Bitcoin has surged in value by around 555 percent so far this year. With bitcoin futures, hedge funds and investment banks the chance to hedge against the volatility in the bitcoin price, which they are sure to capitalize on given the erratic price swings that bitcoin has experienced of late as regulatory frameworks take shape around the world. This jump to a new all-time-high comes within a week's time after Bitcoin touched $6250 high amidst rumours of China cancelling its ban of its local exchanges and cryptocurrency trading platforms.
The creation of bitcoin futures by the CME Group could finally make it possible to establish an exchange-traded fund that's based on the world's most popular cryptocurrency, which has been previously hard due to bitcoin's largely unregulated nature.
Futures will be settled in cash based on a Bitcoin index that CME started calculating in November.

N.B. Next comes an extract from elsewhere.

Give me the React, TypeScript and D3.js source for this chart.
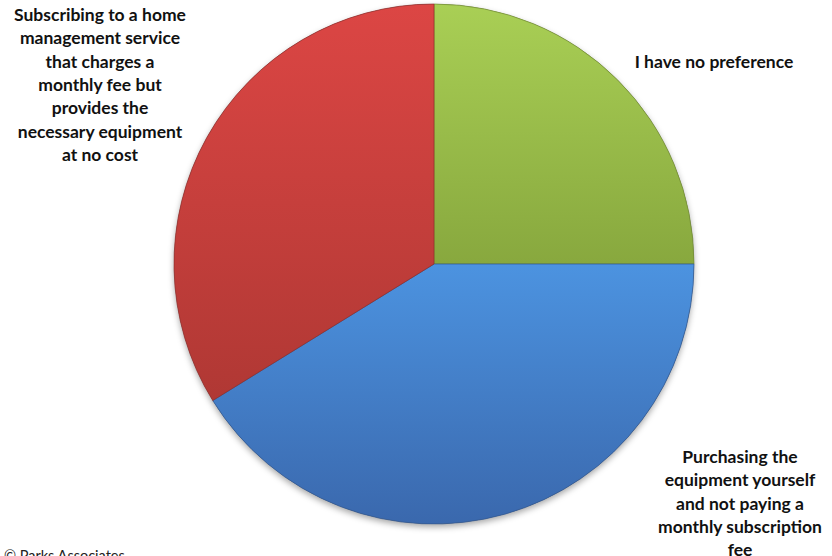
import { useEffect, useRef } from "react";
import * as d3 from "d3";

// slices in clockwise order from 12 o'clock
const categories = [
  "I have no preference",
  "Purchasing the equipment yourself and not paying a monthly subscription fee",
  "Subscribing to a home management service that charges a monthly fee but provides the necessary equipment at no cost",
];
const values = [25, 41.2, 33.8];
const labelLines = [
  ["I have no preference"],
  ["Purchasing the", "equipment yourself", "and not paying a", "monthly subscription", "fee"],
  ["Subscribing to a home", "management service", "that charges a", "monthly fee but", "provides the", "necessary equipment", "at no cost"],
];
const topColours = ["#a9cf55", "#4c93e0", "#dc4644"];
const bottomColours = ["#88a83e", "#3a68ad", "#b03834"];

export default function App() {
  const svgRef = useRef<SVGSVGElement>(null);

  useEffect(() => {
    if (!svgRef.current) return;
    const width = 832;
    const height = 556;
    const cx = 434;
    const cy = 264;
    const radius = 260;

    const svg = d3.select(svgRef.current);
    svg.selectAll("*").remove();
    svg.attr("width", width).attr("height", height);

    const defs = svg.append("defs");
    topColours.forEach((c, i) => {
      const grad = defs.append("linearGradient")
        .attr("id", `grad${i}`)
        .attr("x1", 0).attr("y1", 0)
        .attr("x2", 0).attr("y2", 1);
      grad.append("stop").attr("offset", "0%").attr("stop-color", c);
      grad.append("stop").attr("offset", "100%").attr("stop-color", bottomColours[i]);
    });
    const shadow = defs.append("filter")
      .attr("id", "shadow")
      .attr("x", "-10%").attr("y", "-10%")
      .attr("width", "120%").attr("height", "120%");
    shadow.append("feDropShadow")
      .attr("dx", 0).attr("dy", 3)
      .attr("stdDeviation", 3)
      .attr("flood-color", "#000")
      .attr("flood-opacity", 0.35);

    const pie = d3.pie<number>().sort(null).value(d => d);
    const arcs = pie(values);
    const arc = d3.arc<d3.PieArcDatum<number>>()
      .innerRadius(0)
      .outerRadius(radius);

    const g = svg.append("g")
      .attr("transform", `translate(${cx},${cy})`);

    g.append("circle")
      .attr("r", radius)
      .attr("fill", "#666")
      .attr("filter", "url(#shadow)");

    g.selectAll("path")
      .data(arcs)
      .enter()
      .append("path")
      .attr("d", arc)
      .attr("fill", (_, i) => `url(#grad${i})`)
      .attr("stroke", (_, i) => d3.color(bottomColours[i])!.darker(0.5).formatHex())
      .attr("stroke-width", 0.7)
      .append("title")
      .text((_, i) => categories[i]);

    // label anchor points (centre of the first line)
    const labelPos: [number, number][] = [
      [714, 62],
      [740, 457],
      [100, 15],
    ];
    const lineHeight = 23.3;

    labelLines.forEach((lines, i) => {
      const t = svg.append("text")
        .attr("text-anchor", "middle")
        .attr("font-family", "Lato, 'Open Sans', sans-serif")
        .attr("font-weight", "bold")
        .attr("font-size", 17.5)
        .attr("fill", "#111");
      lines.forEach((line, j) => {
        t.append("tspan")
          .attr("x", labelPos[i][0])
          .attr("y", labelPos[i][1] + j * lineHeight)
          .attr("dy", "0.35em")
          .text(line);
      });
    });

    svg.append("text")
      .attr("x", 4)
      .attr("y", 561)
      .attr("font-family", "Lato, 'Open Sans', sans-serif")
      .attr("font-size", 14.5)
      .attr("fill", "#222")
      .text("© Parks Associates");
  }, []);

  return (
    <div style={{ position: "absolute", left: 0, top: 0 }}>
      <svg ref={svgRef} style={{ display: "block" }}></svg>
    </div>
  );
}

The reference rate is a daily settlement price published at 4 p.m. London time, now noon ET.
Even before the CME Group's decision to launch bitcoin futures, bitcoin trading has already been happening.
The acceptance of trading in Bitcoin derivatives with give a big boost to the development of digital currency and help it to get established as a more legitimate asset class in mainstream finance. This also means that the Securities and Exchange Commission (SEC) will review future applications for Bitcoin ETFs that trade in futures contracts.